Nearly 20 years ago, I asked for nitrox 32 while diving in Cozumel, and the dive operator would only let me use it for one dive. The other dive had to be on air. That was pretty standard procedure when nitrox first stated to get used there. The DM would not let me use it on the first dive, planned to 80 feet. He gave the whole boat a lecture about why it was so dangerous to dive 32% nitrox on a dive planned to 80 feet--you might lose buoyancy control and suddenly plunge more than 30 feet and immediately die a horrible death. I could only use it on the dives planned for a max of 50-60 feet, with a hard sand bottom below us.
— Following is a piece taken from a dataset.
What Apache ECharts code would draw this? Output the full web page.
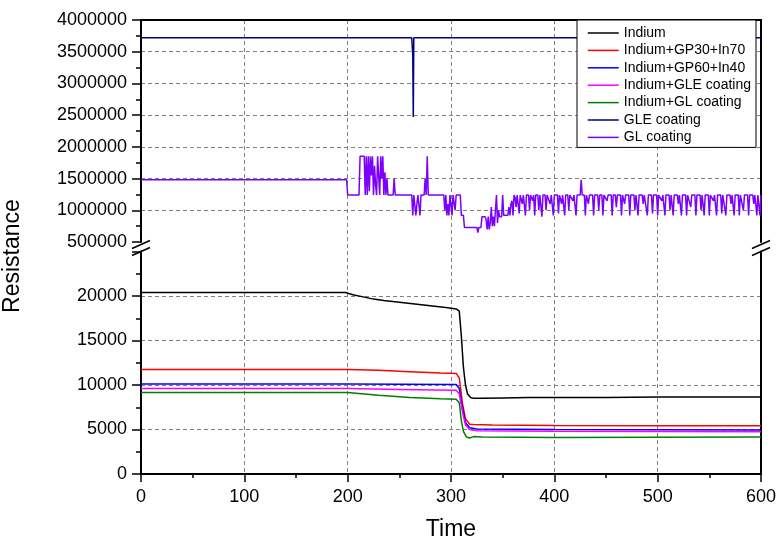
<!DOCTYPE html>
<html>
<head>
<meta charset="utf-8">
<script src="https://cdn.jsdelivr.net/npm/echarts@6/dist/echarts.min.js"></script>
<style>html,body{margin:0;padding:0;background:#fff}#c{width:784px;height:559px}</style>
</head>
<body>
<div id="c"></div>
<script>
var seriesNames = ['Indium','Indium+GP30+In70','Indium+GP60+In40','Indium+GLE coating','Indium+GL coating','GLE coating','GL coating'];
var seriesColors = ['#000000','#ff0000','#0000ff','#ff00ff','#008000','#000080','#7b00ff'];
var xTicks = [0,100,200,300,400,500,600];

var indium = [[0,20400],[50,20400],[100,20400],[150,20400],[198,20400],[205,20150],[215,19900],[225,19650],[235,19500],[250,19300],[265,19100],[280,18900],[295,18700],[305,18550],[308,18300],[310,15500],[312,12000],[314,10000],[316,9000],[319,8600],[322,8500],[330,8500],[350,8550],[375,8600],[400,8600],[450,8600],[500,8650],[550,8650],[600,8650]];
var gp30 = [[0,11750],[200,11750],[230,11650],[260,11500],[290,11350],[305,11300],[308,10800],[311,8000],[314,6200],[318,5600],[322,5550],[340,5500],[400,5450],[500,5420],[600,5420]];
var gp60 = [[0,10100],[200,10100],[305,10050],[308,9600],[311,7500],[314,5800],[318,5200],[325,5050],[400,5000],[600,4950]];
var inGle = [[0,9600],[200,9600],[250,9500],[305,9400],[308,9000],[311,7000],[314,5500],[318,5000],[325,4850],[400,4800],[600,4750]];
var inGl = [[0,9150],[200,9150],[230,8850],[260,8600],[290,8450],[305,8400],[308,8000],[310,6000],[312,4800],[315,4150],[318,4050],[322,4200],[330,4150],[400,4100],[600,4150]];
var gle = [[0,3720000],[262,3720000],[263,3450000],[263.5,2470000],[264,3720000],[600,3720000]];
var gl = [[0,1480000],[199,1480000],[200,1240000],[211,1240000],[212,1850000],[216,1850000],[217,1240000],[218,1850000],[219,1240000],[220,1850000],[221,1300000],[222,1850000],[223,1550000],[224,1850000],[225,1240000],[226,1700000],[227,1400000],[228,1240000],[229,1850000],[230,1850000],[231,1240000],[232,1850000],[233,1500000],[234,1850000],[235,1240000],[236,1600000],[237,1240000],[238,1500000],[239,1240000],[244,1240000],[245,1500000],[246,1240000],[262,1240000],[263,920000],[264,1240000],[265,1240000],[266,920000],[267,1100000],[268,1240000],[270,920000],[271,1240000],[274,1240000],[275,1500000],[276,1240000],[277,1850000],[278,1240000],[293,1240000],[294,1000000],[295,1240000],[296,920000],[297,1100000],[298,920000],[299,1240000],[301,920000],[302,1240000],[303,1240000],[304,1000000],[305,1240000],[309,1240000],[310,920000],[312,920000],[313,730000],[315,730000],[316,760000],[318,730000],[325,730000],[326,650000],[327,730000],[329,730000],[330,900000],[333,900000],[334,850000],[335,700000],[336,900000],[337,700000],[338,800000],[339,1050000],[340,750000],[341,900000],[342,750000],[343,1000000],[344,1240000],[345,800000],[346,1000000],[347,900000],[349,900000],[350,1240000],[351,920000],[355,920000],[356,1050000],[357,920000],[358,1100000],[359,1150000],[360,920000],[361,1240000],[362,1200000],[363,1050000],[364,1240000],[365,1240000],[366,950000],[367,1240000],[368,1240000],[369,1100000],[370,1240000],[372,920000],[373,1240000],[375,1240000],[376,1000000],[377,1240000],[379,1150000],[380,1240000],[381,920000],[382,1240000],[384,1240000],[385,1000000],[386,1240000],[388,900000],[389,1240000],[391,1240000],[392,1000000],[393,1240000],[396,1100000],[397,1240000],[399,920000],[400,1240000],[403,1240000],[404,950000],[405,1240000],[407,1100000],[408,1240000],[410,920000],[411,1240000],[413,1240000],[414,1000000],[415,1240000],[418,1150000],[419,1240000],[421,920000],[422,1240000],[425,1240000],[426,1480000],[427,1240000],[429,1240000],[430,920000],[431,1240000],[433,1100000],[434,1240000],[437,1240000],[438,920000],[439,1240000],[442,1240000],[443,1000000],[444,1240000],[446,1240000],[447,920000],[448,1240000],[451,1150000],[452,1240000],[455,1240000],[456,920000],[457,1240000],[459,1240000],[460,1050000],[461,1240000],[464,1240000],[465,920000],[466,1240000],[468,1100000],[469,1240000],[472,1240000],[473,920000],[474,1240000],[477,1240000],[478,1000000],[479,1240000],[481,920000],[482,1240000],[485,1240000],[486,1100000],[487,1240000],[490,920000],[491,1240000],[494,1240000],[495,950000],[496,1240000],[499,1240000],[500,920000],[501,1240000],[504,1150000],[505,1240000],[507,920000],[508,1240000],[511,1240000],[512,1000000],[513,1240000],[515,920000],[516,1240000],[519,1240000],[520,1100000],[521,1240000],[523,920000],[524,1240000],[527,1240000],[528,920000],[529,1240000],[532,1050000],[533,1240000],[536,1240000],[537,920000],[538,1240000],[541,1240000],[542,1000000],[543,1240000],[545,920000],[546,1240000],[549,1240000],[550,920000],[551,1240000],[554,1150000],[555,1240000],[557,920000],[558,1240000],[561,1240000],[562,950000],[563,1240000],[566,920000],[567,1240000],[570,1240000],[571,1100000],[572,1240000],[574,920000],[575,1240000],[578,1240000],[579,920000],[580,1240000],[583,1000000],[584,1240000],[587,1240000],[588,920000],[589,1240000],[592,1240000],[593,1100000],[594,1240000],[596,920000],[597,1240000],[599,920000],[600,1240000]];

var chart = echarts.init(document.getElementById('c'), null, {renderer: 'canvas'});
var FONT = 'Liberation Sans, Arial, sans-serif';
var dashed = {show: true, lineStyle: {color: '#808080', type: [4, 3], width: 1}, showMinLine: false, showMaxLine: false};
var blackLine = {show: true, onZero: false, lineStyle: {color: '#000', width: 2}};

function lineSeries(i, data, axisIdx) {
  return {
    name: seriesNames[i], type: 'line', data: data, xAxisIndex: axisIdx, yAxisIndex: axisIdx === 1 ? 1 : 3,
    showSymbol: false, symbol: 'none', animation: false, z: 3,
    lineStyle: {color: seriesColors[i], width: 1.5}, itemStyle: {color: seriesColors[i]}
  };
}

var option = {
  animation: false,
  backgroundColor: '#fff',
  grid: [
    {left: 141, right: 23, top: 20, bottom: 85},
    {left: 141, right: 23, top: 20, height: 222},
    {left: 141, right: 23, top: 251.5, bottom: 85}
  ],
  xAxis: [
    {gridIndex: 0, type: 'value', min: 0, max: 600, interval: 100, axisLine: {show: false}, axisTick: {show: false}, axisLabel: {show: false}, splitLine: dashed},
    {gridIndex: 1, type: 'value', position: 'top', min: 0, max: 600, interval: 100, axisLine: blackLine, axisTick: {show: false}, axisLabel: {show: false}, splitLine: {show: false}},
    {gridIndex: 2, type: 'value', position: 'bottom', min: 0, max: 600, interval: 100,
      axisLine: blackLine,
      axisTick: {show: true, inside: false, length: 8, lineStyle: {color: '#000', width: 1.5}},
      minorTick: {show: true, splitNumber: 2, length: 4, lineStyle: {color: '#000', width: 1.5}},
      axisLabel: {color: '#000', fontSize: 18, fontFamily: FONT, margin: 14, customValues: xTicks},
      splitLine: {show: false},
      name: 'Time', nameLocation: 'middle', nameGap: 44, nameTextStyle: {color: '#000', fontSize: 23, fontFamily: FONT}}
  ],
  yAxis: [
    {gridIndex: 0, type: 'value', min: 0, max: 1, show: false},
    {gridIndex: 1, type: 'value', min: 500000, max: 4000000, interval: 500000,
      axisLine: blackLine,
      axisTick: {show: true, inside: false, length: 9, lineStyle: {color: '#000', width: 1.5}},
      minorTick: {show: true, splitNumber: 2, length: 5, lineStyle: {color: '#000', width: 1.5}},
      axisLabel: {color: '#000', fontSize: 18, fontFamily: FONT, margin: 14, formatter: function (v) { return String(v); }},
      splitLine: dashed},
    {gridIndex: 1, type: 'value', position: 'right', min: 500000, max: 4000000, axisLine: blackLine, axisTick: {show: false}, axisLabel: {show: false}, splitLine: {show: false}},
    {gridIndex: 2, type: 'value', min: 0, max: 25000, interval: 5000,
      axisLine: blackLine,
      axisTick: {show: true, inside: false, length: 9, lineStyle: {color: '#000', width: 1.5}},
      minorTick: {show: true, splitNumber: 2, length: 5, lineStyle: {color: '#000', width: 1.5}},
      axisLabel: {color: '#000', fontSize: 18, fontFamily: FONT, margin: 14, formatter: function (v) { return v >= 25000 ? '' : String(v); }},
      splitLine: dashed},
    {gridIndex: 2, type: 'value', position: 'right', min: 0, max: 25000, axisLine: blackLine, axisTick: {show: false}, axisLabel: {show: false}, splitLine: {show: false}}
  ],
  legend: {
    orient: 'vertical', left: 577, top: 20,
    padding: [6, 5, 3, 10], itemGap: 3.4, itemWidth: 31, itemHeight: 14,
    itemStyle: {opacity: 0},
    lineStyle: {width: 1.5},
    backgroundColor: '#fff', borderColor: '#000', borderWidth: 1, borderRadius: 0,
    textStyle: {color: '#000', fontSize: 14, fontFamily: FONT, lineHeight: 14},
    data: seriesNames, z: 10
  },
  graphic: [
    {type: 'text', rotation: Math.PI / 2, x: 1, y: 256, style: {text: 'Resistance', fill: '#000', font: '23px ' + FONT, align: 'center', verticalAlign: 'top'}},
    {type: 'line', shape: {x1: 132, y1: 248.5, x2: 150, y2: 240.5}, style: {stroke: '#000', lineWidth: 1.5}, z: 20},
    {type: 'line', shape: {x1: 132, y1: 255.5, x2: 150, y2: 247.5}, style: {stroke: '#000', lineWidth: 1.5}, z: 20},
    {type: 'line', shape: {x1: 752, y1: 248.5, x2: 770, y2: 240.5}, style: {stroke: '#000', lineWidth: 1.5}, z: 20},
    {type: 'line', shape: {x1: 752, y1: 255.5, x2: 770, y2: 247.5}, style: {stroke: '#000', lineWidth: 1.5}, z: 20}
  ],
  series: [
    lineSeries(0, indium, 2),
    lineSeries(1, gp30, 2),
    lineSeries(2, gp60, 2),
    lineSeries(3, inGle, 2),
    lineSeries(4, inGl, 2),
    lineSeries(5, gle, 1),
    lineSeries(6, gl, 1)
  ]
};
chart.setOption(option);
</script>
</body>
</html>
A few years later I was diving with a different operator, and they let me use it on both dives. Everyone on the boat was pretty experienced, and they noted that I was the only one allowed to use nitrox on the first dive. They deduced that I must be someone special. (I was an instructor by then, but I didn't think that was so special.)
It is completely different today. I was in Cozumel this past June, and everyone on our boat used 32% for both dives, including the Devil's Throat dive where we were briefly at about 125 feet. No big deal.
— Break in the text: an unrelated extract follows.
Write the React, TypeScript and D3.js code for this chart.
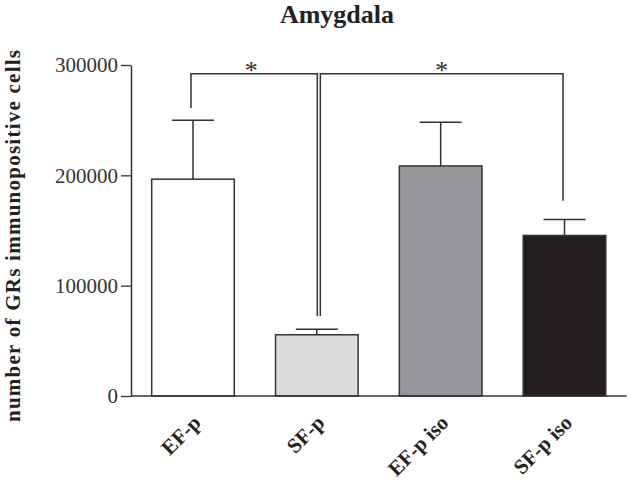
import { useEffect, useRef } from "react";
import * as d3 from "d3";

const groups = ["EF-p", "SF-p", "EF-p iso", "SF-p iso"];
const means = [196500, 55500, 208500, 145500];
const errors = [250000, 60500, 248000, 160000];
const fills = ["#ffffff", "#d9dadc", "#96979b", "#231f20"];
const yTicks = [0, 100000, 200000, 300000];

const FONT = "'Liberation Serif', 'Times New Roman', serif";

const AmygdalaChart = () => {
  const svgRef = useRef<SVGSVGElement>(null);

  useEffect(() => {
    if (!svgRef.current) return;
    d3.select(svgRef.current).selectAll("*").remove();

    const width = 630;
    const height = 481;
    const left = 131;
    const right = 626.5;
    const top = 65;
    const bottom = 396;
    const ink = "#333333";

    const svg = d3
      .select(svgRef.current)
      .attr("width", width)
      .attr("height", height)
      .style("font-family", FONT);

    svg.append("rect").attr("width", width).attr("height", height).attr("fill", "#fff");

    const x = d3
      .scaleBand()
      .domain(groups)
      .range([left, right])
      .paddingInner(0.333)
      .paddingOuter(0.167);

    const y = d3.scaleLinear().domain([0, 300000]).range([bottom, top]);

    // title
    svg
      .append("text")
      .attr("x", 337)
      .attr("y", 23)
      .attr("text-anchor", "middle")
      .style("font-size", "26px")
      .style("font-weight", "bold")
      .style("fill", "#222")
      .text("Amygdala");

    // y axis
    const yAxis = svg
      .append("g")
      .attr("transform", `translate(${left},0)`)
      .call(d3.axisLeft(y).tickValues(yTicks).tickSize(10).tickSizeOuter(0).tickPadding(3).tickFormat(d3.format("d")));
    yAxis.select(".domain").attr("stroke", ink).attr("stroke-width", 1.5);
    yAxis.selectAll(".tick line").attr("stroke", ink).attr("stroke-width", 1.3);
    yAxis
      .selectAll(".tick text")
      .style("font-family", FONT)
      .style("font-size", "21px")
      .style("fill", "#333");

    // y label
    svg
      .append("text")
      .attr("transform", "translate(20,236) rotate(-90)")
      .attr("text-anchor", "middle")
      .attr("textLength", 372)
      .attr("lengthAdjust", "spacing")
      .style("font-size", "21px")
      .style("font-weight", "bold")
      .style("fill", "#222")
      .text("number of GRs immunopositive cells");

    // bars
    svg
      .selectAll(".bar")
      .data(groups)
      .join("rect")
      .attr("class", "bar")
      .attr("x", (d) => x(d) as number)
      .attr("y", (_, i) => y(means[i]))
      .attr("width", x.bandwidth())
      .attr("height", (_, i) => bottom - y(means[i]))
      .attr("fill", (_, i) => fills[i])
      .attr("stroke", ink)
      .attr("stroke-width", 1.5);

    // error bars
    const cx = (d: string) => (x(d) as number) + x.bandwidth() / 2;
    const err = svg.append("g").attr("stroke", ink).attr("stroke-width", 1.5);
    err
      .selectAll(".stem")
      .data(groups)
      .join("line")
      .attr("x1", cx)
      .attr("x2", cx)
      .attr("y1", (_, i) => y(means[i]))
      .attr("y2", (_, i) => y(errors[i]));
    err
      .selectAll(".cap")
      .data(groups)
      .join("line")
      .attr("x1", (d) => cx(d) - 21)
      .attr("x2", (d) => cx(d) + 21)
      .attr("y1", (_, i) => y(errors[i]))
      .attr("y2", (_, i) => y(errors[i]));

    // x axis
    svg
      .append("line")
      .attr("x1", left)
      .attr("x2", right)
      .attr("y1", bottom)
      .attr("y2", bottom)
      .attr("stroke", ink)
      .attr("stroke-width", 1.5);

    // x labels
    svg
      .selectAll(".xlabel")
      .data(groups)
      .join("text")
      .attr("class", "xlabel")
      .attr("text-anchor", "end")
      .attr("transform", (d) => `translate(${cx(d) + 9},${bottom + 28}) rotate(-45)`)
      .style("font-size", "21px")
      .style("font-weight", "bold")
      .style("fill", "#222")
      .text((d) => d);

    // significance brackets
    const barTop = y(292000);
    const br = svg.append("g").attr("fill", "none").attr("stroke", ink).attr("stroke-width", 1.5);
    const path = d3.line();
    br.append("path").attr(
      "d",
      path([
        [cx("EF-p") - 2, y(261000)],
        [cx("EF-p") - 2, barTop],
        [cx("SF-p") + 0.5, barTop],
        [cx("SF-p") + 0.5, y(72500)],
      ])
    );
    br.append("path").attr(
      "d",
      path([
        [cx("SF-p") + 3.5, y(72500)],
        [cx("SF-p") + 3.5, barTop],
        [cx("SF-p iso") - 1.5, barTop],
        [cx("SF-p iso") - 1.5, y(177000)],
      ])
    );

    const stars = [
      (cx("EF-p") - 2 + cx("SF-p") + 0.5) / 2 - 3,
      (cx("SF-p") + 3.5 + cx("SF-p iso") - 1.5) / 2,
    ];
    svg
      .selectAll(".star")
      .data(stars)
      .join("text")
      .attr("class", "star")
      .attr("x", (d) => d)
      .attr("y", barTop + 5)
      .attr("text-anchor", "middle")
      .style("font-size", "26px")
      .style("fill", "#333")
      .text("*");
  }, []);

  return <svg ref={svgRef} style={{ position: "absolute", left: 0, top: 0 }}></svg>;
};

export default function App() {
  return <AmygdalaChart />;
}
Thinking on nitrox has changed dramatically over the years. In the early 1990s, presentations on nitrox were not allowed at the annuual DEMA show--too dangerous even to talk about it. When I was first certified for it, my exam was 50 questions, with lots of math using a number of equations. It was one of the hardest exams I have ever done at any level in scuba. Today the exam is a piece of cake. The hardest part of the old exam was the calculations for pulmonary oxygen toxicity--it isn't even in the course today.
So the the thinking on the dangers of nitrox has changed dramatically, but some people are still deep into old school thinking.